Every "no title" thread turns out the same. Some folks saying it couldn't be easier, while others say it's a nightmare they'd never do again. The latter are deterrent enough for me to shy away from the whole ordeal.

Probably a wise decision for you.
 
Every "no title" thread turns out the same. Some folks saying it couldn't be easier, while others say it's a nightmare they'd never do again. The latter are deterrent enough for me to shy away from the whole ordeal.

Not a bad idea. My experience wasn't a horror story, but it was a giant pain in the butt, and the process added roughly $125 to the cost of the bike, plus a lot of man-hours to the registration process. To me, the reasons to go no-title again would be:
1) The mother of all bargains, or
2) A collectible that otherwise probably couldn't be had.
But I wouldn't roll the dice and put myself through the headaches just for a typical bike at a slightly better than typical price. There are too many other good bikes out there at very fair prices.
 
Perhaps the ultimate lesson is that it's all about money, i.e. the bureaucrats would like to extend the life of their inevitably-doomed pensions for a few more seconds. Pay the fee, get your papers. It's just a question of how much headache one is willing to endure. Frankly, I think tshelfer hit the nail squarely on the head.
 
I will pay way more $$$ for a bike / dirt / street / atv with a clean title. I have spent way too many hour chasing titles. Bonded etc. what a pain.
 
It was a fine process for me. I wasn't in a hurry. Only time I'd seek it a problem is if the bike was stolen or money's owed on it.

I got my 71 Honda CL70 I'm going to restore and gonna have ever to do this again.
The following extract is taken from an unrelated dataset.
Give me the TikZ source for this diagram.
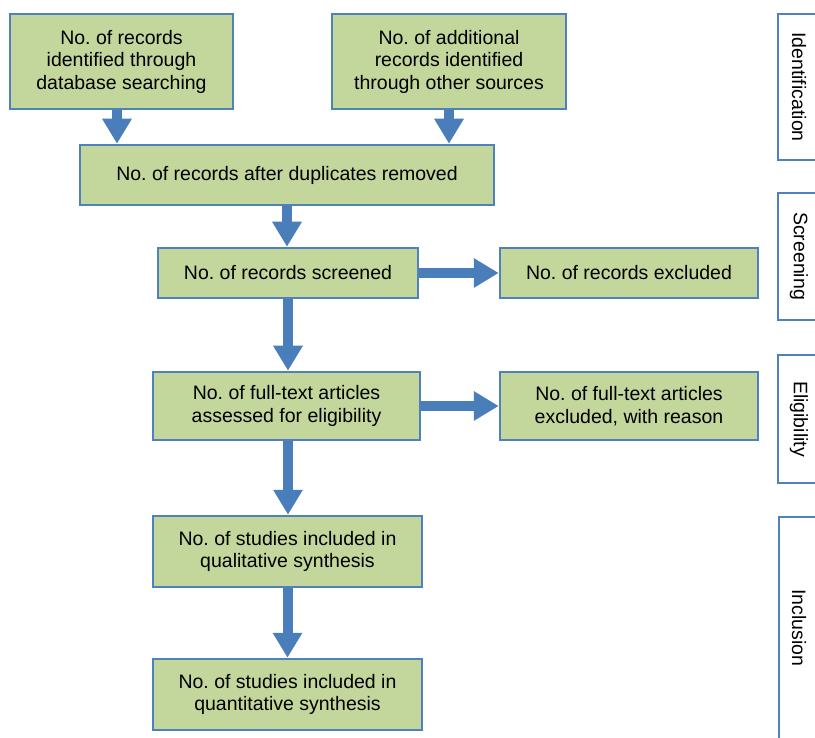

Gotta sell this bike first though.
 
I was given an orange 1971 CT70HK0 (the model with a 4-speed trans and a real clutch, and the early faster engine with bigger carb) in pretty good condition (no dents or scratches but dried out seat rubber, tires, fuel lines, etc.) Runs fine after rebuilding the carb, air filter, points, and plug.
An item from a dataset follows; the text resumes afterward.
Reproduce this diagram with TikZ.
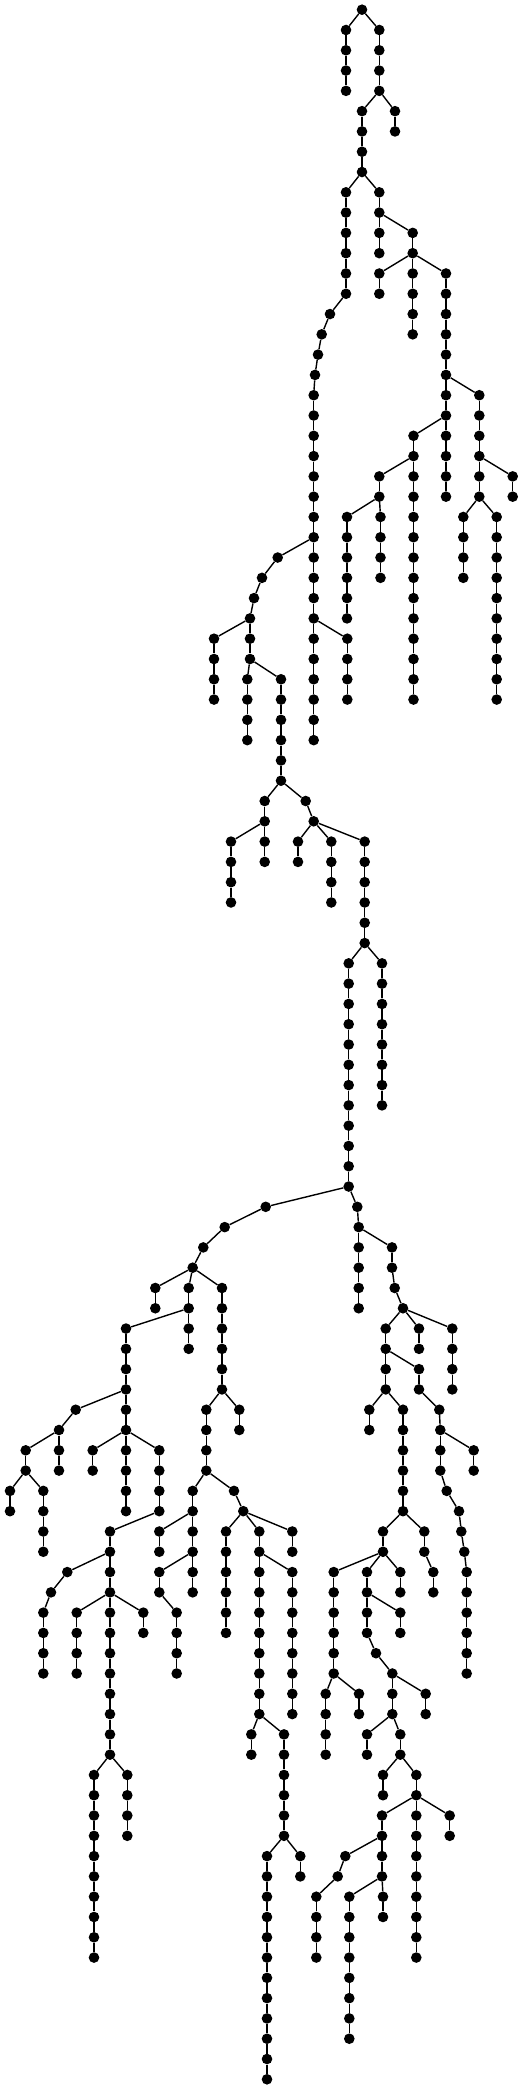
\documentclass[tikz,border=0pt]{standalone}
\usetikzlibrary{positioning}
\tikzset{vert/.style={circle, fill=black, minimum size=10.6pt, inner sep=0pt}}
\tikzset{link/.style={line width=1.4pt}}
\begin{document}
\begin{tikzpicture}[x=1pt, y=-20.29pt]
\useasboundingbox (0,-0.478) rectangle (523,102.38);

\node[vert] (r-0) at (362,0) {};

% chains: name/x/first level/last level/parent
\foreach \c/\x/\a/\b/\p in {
 A/346/1/4/r-0, B/379.3/1/4/r-0, C/362/5/8/B-4, D/395/5/6/B-4,
 E/346/9/14/C-8, F/379.3/9/12/C-8, G/412.7/11/12/F-10,
 H/379.3/13/14/G-12, I/412.7/13/16/G-12, J/446/13/24/G-12,
 K/479.3/19/24/J-18, L/512.7/23/24/K-22, M/463.3/25/28/K-24, N/496.7/25/34/K-24,
 O/413.5/21/34/J-20, P/379.3/23/24/O-22, Q/347/25/30/P-24, R/380.5/25/28/P-24,
 Ea/330/15/15/E-14, Eb/321.7/16/16/Ea-15, Ec/318/17/17/Eb-16, Ed/315/18/18/Ec-17,
 S/313.7/19/36/Ed-18, T/347.3/31/34/S-30,
 Ua/277.7/27/27/S-26, Ub/262/28/28/Ua-27, Uc/254/29/29/Ub-28, V/250/30/32/Uc-29,
 W/214/31/34/V-30, X/247.3/33/36/V-32, Y/281/33/38/V-32,
 Z/264.7/39/40/Y-38, Za/231/41/44/Z-40, Zb/264.7/41/42/Z-40,
 Ya/305.7/39/39/Y-38, Yb/313.7/40/40/Ya-39,
 AA/298/41/42/Yb-40, AB/331.3/41/44/Yb-40, AC/364.7/41/46/Yb-40,
 AD/382/47/54/AC-46, AE/348.7/47/58/AC-46,
 BA/265.7/59/59/AE-58, BB/224.7/60/60/BA-59, BC/203.3/61/61/BB-60, BD/192.7/62/62/BC-61,
 BE/155.3/63/64/BD-62, BF/188.7/63/66/BD-62, BG/126/65/74/BF-64,
 BH/75.7/69/69/BG-68, BI/59/70/72/BH-69, BJ/25.7/71/72/BI-70,
 BK/10/73/74/BJ-72, BL/43.3/73/76/BJ-72,
 BM/92.7/71/72/BG-70, BN/159.3/71/74/BG-70, BO/110/75/86/BN-74,
 BP/67.3/77/77/BO-76, BQ/51/78/78/BP-77, BR/43.3/79/82/BQ-78,
 BS/76.7/79/82/BO-78, BT/143.3/79/80/BO-78,
 BU/94/87/96/BO-86, BV/127.3/87/90/BO-86,
 CA/222/63/68/BD-62, CB/239.3/69/70/CA-68, CC/206.3/69/72/CA-68,
 CD/192.7/73/78/CC-72, CE/159.3/75/76/CD-74, CF/159.3/77/78/CD-76, CG/176.7/79/82/CF-78,
 CH/234/73/73/CC-72, CI/243.3/74/74/CH-73,
 CJ/226/75/80/CI-74, CK/259.3/75/84/CI-74, CL/292.3/75/76/CI-74,
 CM/292.3/77/84/CK-76, CN/251.3/85/86/CK-84, CO/284/85/90/CK-84,
 CP/267/91/102/CO-90, CQ/300.3/91/92/CO-90,
 DA/357.3/59/59/AE-58, DB/358.7/60/64/DA-59, DC/392/61/62/DB-60,
 DD/394.7/63/63/DC-62, DE/403/64/64/DD-63,
 DF/385.7/65/68/DE-64, DG/419/65/66/DE-64, DH/452.3/65/68/DE-64,
 DI/419/67/68/DF-66, DJ/439.3/69/69/DI-68, DK/440.3/70/72/DJ-69, DL/473.7/71/72/DK-70,
 DM/446.7/73/73/DK-72, DN/459/74/74/DM-73, DO/461.3/75/75/DN-74,
 DP/464.3/76/76/DO-75, DQ/466.7/77/82/DP-76,
 DR/369.3/69/70/DF-68, DS/403/69/74/DF-68,
 DT/424.3/75/76/DS-74, DU/433.3/77/78/DT-76, DV/383/75/76/DS-74,
 DW/333.7/77/82/DV-76, DX/325.7/83/86/DW-82, DY/359/83/84/DW-82,
 DZ/367/77/80/DV-76, EA/400.3/79/80/DZ-78, EB/400.3/77/78/DV-76,
 EC/376/81/81/DZ-80, ED/392.3/82/84/EC-81, EE/425.7/83/84/ED-82,
 EF/367/85/86/ED-84, EG/400.3/85/86/ED-84,
 EH/383/87/88/EG-86, EI/416.3/87/96/EG-86,
 EJ/449.7/89/90/EI-88, EK/382/89/92/EI-88,
 EL/345.3/91/91/EK-90, EM/337.7/92/92/EL-91, EN/316.3/93/96/EM-92,
 EO/349.3/93/100/EK-92, EP/383/93/94/EK-92}
{
  \foreach \l in {\a,...,\b} {
    \node[vert] (\c-\l) at (\x,\l) {};
    \ifnum\l=\a
      \draw[link] (\p) -- (\c-\l);
    \else
      \pgfmathtruncatemacro\prv{\l-1}
      \draw[link] (\c-\prv) -- (\c-\l);
    \fi
  }
}
\end{tikzpicture}
\end{document}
In Tennessee $125 for bond, plus normal registration, license, city, county, and other fees. All together, just under $200. BUT: if someone pops up with the original title, or requests a duplicate title ($15), before three years pass, the bike is theirs, even though the numbers show clean now. After three years, the bike can't be claimed. Stupid rule, but the bond repays my investment.

Anywho, it has the later model hydraulic forks and shocks, round speedometer, and tapered roller bearings in the steering head. I've already ordered tires, tubes, rim strips, gasohol resistant O-rings and seals, new sprockets, an o-ring chain, etc., since someone has already wasted collector price with the suspension upgrades. I'm not cutting anything so the bike could be restored if someone wanted to scrounge the parts.